On Fri, Jan 25, 2013 at 12:51 AM, Uncle Zzzen <unclezzzen at gmail.com> wrote:
>
> I've been looking at https://www.filerock.com/ and although I have some reservations (server isn't open source, reasons to believe they collect statistics - e.g. web interface has google analytics, etc.) it's still interesting as something I could tell granny: "use this, it's pretty safe" (tried this with LAE and she's still recovering :) ), so any insight about them is welcome.

Wow, this raises a lot of responses in me:

1. Hey, cool, I haven't seen this company before. They advertise
client-side crypto and publish (even open source?) the client. That's
good competition for LeastAuthority.com!

2. Last I heard, the Tahoe-LAFS Software Foundation had google
analytics on https://tahoe-lafs.org. Was that taken down? If not, can
I see the resulting statistics?

3. I hope your granny recovers quickly. :-) I do *so* wish for a
Dropbox-like-GUI for Tahoe-LAFS! That's the only metaphor that really
works for people like your granny. Hm, I see that we don't even a trac
ticket for it! Added to my TODO list to create a trac ticket. (Heh.)

What I mean by "a Dropbox-like UI" is that there is a folder on a
computer and its contents get magically synced (in both/all
directions) with certain folders on other computers that are
"magically linked" to this one. So the way you use that UI is just put
your file in that magic folder. We have the first half of that
functionality in the form of the "drop-upload" feature
(https://tahoe-lafs.org/trac/tahoe-lafs/browser/git/docs/frontends/drop-upload.rst?rev=496b65bf0231e1f7f4ff97a430642068bcf7a6f9
), but of course we need the full functionality, plus easy
installation+configuration, before lots of people can use it.

4. Hm, this "filerock" company was founded by a bunch of Italian
academics who had worked on Authenticated Data Structures. Cool. They
have a patent on some authentication something-mumble.

5. Does anyone else know more about filerock? Pricing, performance,
someone looked at the client source code?

6. Of course, just to be clear, even though I approve of the invention
of more open-sourced, client-side encryption, I would not advise you
to rely on filerock for something very valuable or dangerous, just
yet. It is *very* hard to get this stuff right, and most new tools
have critical bugs in them. I haven't looked at the filerock source
code. (And in fact, perhaps I should not do so, as it might arguably
enable them to make copyright claims against anything I write after
that.)


> Anyway - I was reading the slides about "dedupable crypto" zooko has mentioned (don't remember where, can't find url now, but here's what I think is the paper), and my main concern is an attacker's ability to prove I'm storing known plaintext (censored, copyrighted, etc.). The estimate of what you save from this is 50% (just charge the customers twice, case closed).

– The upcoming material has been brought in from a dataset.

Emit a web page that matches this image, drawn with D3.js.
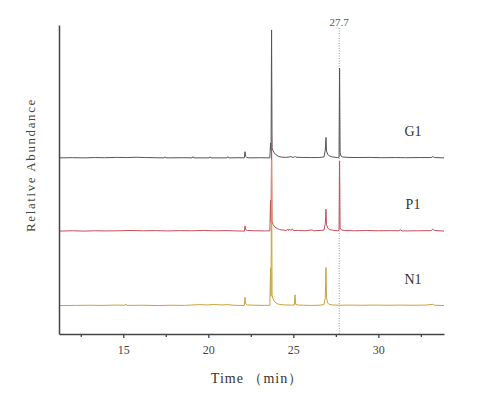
<!DOCTYPE html>
<html>
<head>
<meta charset="utf-8">
<script src="https://cdn.jsdelivr.net/npm/d3@7"></script>
<style>
  html, body { margin: 0; padding: 0; background: #ffffff; }
  svg { display: block; }
</style>
</head>
<body>
<svg id="chart" width="489" height="396"></svg>
<script>
// ---- data ----
const seriesNames = ["G1", "P1", "N1"];
const seriesOffsets = [57.0, 33.3, 9.2];   // vertical stacking offsets (relative abundance units)
const majorTicks = [15, 20, 25, 30];
const minorTicks = [12.5, 17.5, 22.5, 27.5, 32.5];
const markerTime = 27.7;
const markerLabel = "27.7";
const xTitle = "Time \uFF08min\uFF09";
const yTitle = "Relative Abundance";

const g1 = [
  [11.25,0],[12.0,0.05],[12.8,0],[13.3,0.1],[13.9,0.05],[14.6,0.15],[15.2,0.1],[15.8,0.2],[16.3,0.1],[16.8,0.05],
  [17.40,0],[17.45,0.35],[17.50,0],[18.5,0.05],[19.05,0],[19.10,0.4],[19.15,0],[20.05,0],[20.10,0.35],[20.15,0],
  [21.10,0],[21.15,0.4],[21.20,0],[21.8,0.05],[22.12,0],[22.16,2.0],[22.19,0.5],[22.25,0.2],[22.4,0],[23.0,0.05],
  [23.62,0],[23.66,4.8],[23.69,2.5],[23.72,41.4],[23.75,3.2],[23.80,2.4],[23.88,1.6],[23.98,1.0],[24.12,0.5],[24.3,0.25],
  [24.55,0.15],[24.80,0.3],[24.85,0.6],[24.90,0.2],[25.05,0.2],[25.10,0.5],[25.15,0.2],[25.5,0.15],[26.0,0.1],[26.5,0.1],
  [26.80,0.3],[26.88,2.5],[26.92,6.6],[26.95,2.2],[27.02,1.2],[27.12,0.6],[27.3,0.3],[27.6,0.1],[27.69,0.2],[27.72,29.0],
  [27.75,1.8],[27.80,0.6],[27.9,0.3],[28.2,0.15],[28.8,0.1],[29.5,0.15],[30.2,0.05],[31.0,0.1],[31.6,0.05],[32.4,0.1],
  [33.10,0.1],[33.20,0.4],[33.30,0.1],[33.86,0]
];
const p1 = [
  [11.25,0],[12.0,0.1],[12.7,0],[13.3,0.1],[14.0,0.05],[14.7,0.1],[15.4,0.2],[16.2,0.1],[16.9,0.15],[17.6,0.05],
  [18.3,0.15],[19.0,0.1],[19.7,0.2],[20.4,0.1],[21.1,0.15],[21.7,0.05],[22.12,0],[22.16,1.7],[22.19,0.5],[22.3,0.2],
  [22.8,0.1],[23.3,0.05],[23.62,0.1],[23.66,10.0],[23.69,3.0],[23.72,30.1],[23.75,3.2],[23.80,2.2],[23.90,1.4],[24.05,0.8],
  [24.2,0.5],[24.45,0.3],[24.6,0.2],[24.68,0.7],[24.72,0.2],[24.80,0.6],[24.85,0.2],[24.95,0.7],[25.0,0.2],[25.3,0.2],
  [25.7,0.1],[26.1,0.4],[26.2,0.1],[26.80,0.3],[26.88,2.5],[26.92,7.1],[26.95,2.2],[27.02,1.0],[27.12,0.5],[27.3,0.3],
  [27.6,0.1],[27.69,0.3],[27.72,22.7],[27.75,1.2],[27.82,0.4],[28.0,0.2],[28.6,0.1],[29.3,0.2],[30.0,0.1],[30.7,0.15],
  [31.2,0.1],[31.3,0.4],[31.4,0.05],[32.3,0.1],[33.1,0.15],[33.2,0.6],[33.3,0.2],[33.86,0]
];
const n1 = [
  [11.25,0],[12.2,0.05],[13.0,0.1],[13.8,0.05],[14.5,0.15],[15.10,0.1],[15.15,0.5],[15.2,0.05],[16.2,0.1],[17.0,0],
  [17.8,0.1],[18.6,0.05],[19.1,0.2],[19.5,0.3],[19.9,0.2],[20.3,0.35],[20.8,0.2],[21.1,0.3],[21.5,0.1],[22.12,0],
  [22.16,2.7],[22.19,0.6],[22.3,0.2],[22.8,0.1],[23.3,0.05],[23.62,0.1],[23.66,12.2],[23.69,3.0],[23.72,47.2],[23.75,3.5],
  [23.80,2.2],[23.90,1.2],[24.05,0.6],[24.2,0.35],[24.5,0.2],[24.9,0.15],[25.06,0.2],[25.10,3.5],[25.14,0.4],[25.25,0.2],
  [25.6,0.1],[26.0,0.05],[26.5,0.1],[26.80,0.3],[26.88,2.5],[26.92,12.3],[26.95,2.6],[27.02,0.8],[27.12,0.4],[27.3,0.2],
  [27.7,0.1],[28.3,0.15],[29.0,0.1],[29.8,0.15],[30.5,0.1],[31.3,0.15],[32.1,0.1],[32.8,0.15],[33.2,0.4],[33.3,0.1],
  [33.86,0]
];
const seriesData = [g1, p1, n1];
const seriesColors = ["#555555", "#cc4d5a", "#c9a33c"];

// ---- drawing ----
const svg = d3.select("#chart");
const x = d3.scaleLinear().domain([11.22, 33.86]).range([59, 444]);
const y = d3.scaleLinear().domain([0, 100]).range([334, 25]);

const serif = "'Liberation Serif', 'DejaVu Serif', serif";

// marker dotted line
svg.append("line")
  .attr("x1", x(markerTime)).attr("x2", x(markerTime))
  .attr("y1", 28).attr("y2", y(0))
  .attr("stroke", "#9a9a9a").attr("stroke-width", 1)
  .attr("stroke-dasharray", "1,1.5");
svg.append("text")
  .attr("x", x(markerTime)).attr("y", 26)
  .attr("text-anchor", "middle")
  .attr("font-family", serif).attr("font-size", 11)
  .attr("fill", "#555")
  .text(markerLabel);

// series
const line = d3.line().x(d => x(d[0])).y(d => d.yv);
seriesData.forEach((data, i) => {
  const pts = data.map(d => { const p = [d[0], d[1]]; p.yv = y(seriesOffsets[i] + d[1]); return p; });
  svg.append("path")
    .attr("d", line(pts))
    .attr("fill", "none")
    .attr("stroke", seriesColors[i])
    .attr("stroke-width", 1)
    .attr("stroke-linejoin", "round");
});

// series labels
seriesNames.forEach((name, i) => {
  svg.append("text")
    .attr("x", 413).attr("y", y(seriesOffsets[i]) - 22)
    .attr("text-anchor", "middle")
    .attr("font-family", serif).attr("font-size", 14)
    .attr("fill", "#333")
    .text(name);
});

// axes
const xAxis = svg.append("g").attr("transform", `translate(0,${y(0)})`)
  .call(d3.axisBottom(x).tickValues(majorTicks).tickSize(4).tickSizeOuter(0).tickFormat(d3.format("d")));
const xMinor = svg.append("g").attr("transform", `translate(0,${y(0)})`)
  .call(d3.axisBottom(x).tickValues(minorTicks).tickSize(3).tickSizeOuter(0).tickFormat(""));
xMinor.select(".domain").remove();
[xAxis, xMinor].forEach(g => {
  g.selectAll("path, line").attr("stroke", "#444").attr("stroke-width", 1.3);
  g.selectAll("text").attr("font-family", serif).attr("font-size", 12).attr("fill", "#444").attr("dy", "1.1em");
});

const yAxis = svg.append("g").attr("transform", `translate(${x.range()[0]},0)`)
  .call(d3.axisLeft(y).tickValues([]).tickSizeOuter(0));
yAxis.selectAll("path").attr("stroke", "#444").attr("stroke-width", 1.5);

// axis titles
svg.append("text")
  .attr("x", 257).attr("y", 383)
  .attr("text-anchor", "middle")
  .attr("font-family", serif).attr("font-size", 14)
  .attr("letter-spacing", 1)
  .attr("fill", "#333")
  .text(xTitle);
svg.append("text")
  .attr("transform", "translate(35,165) rotate(-90)")
  .attr("text-anchor", "middle")
  .attr("font-family", serif).attr("font-size", 13)
  .attr("letter-spacing", 1.6)
  .attr("fill", "#444")
  .text(yTitle);
</script>
</body>
</html>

What you risk may be jail or worse :(
>
> Now filerock has a very trivial approach: there's a folder called "encrypted" and the rest isn't (and can be easily deduped).
>
> At the moment - everything in Tahoe-LAFS is encrypted (ain't complainin'). In future Tahoe-LAFS releases I'd rather see a choice per file between "encrypted (default)" and "plaintext (cheaper)" than having to use "dedupable crypto", exposing myself to censorship/copyright/etc. attacks.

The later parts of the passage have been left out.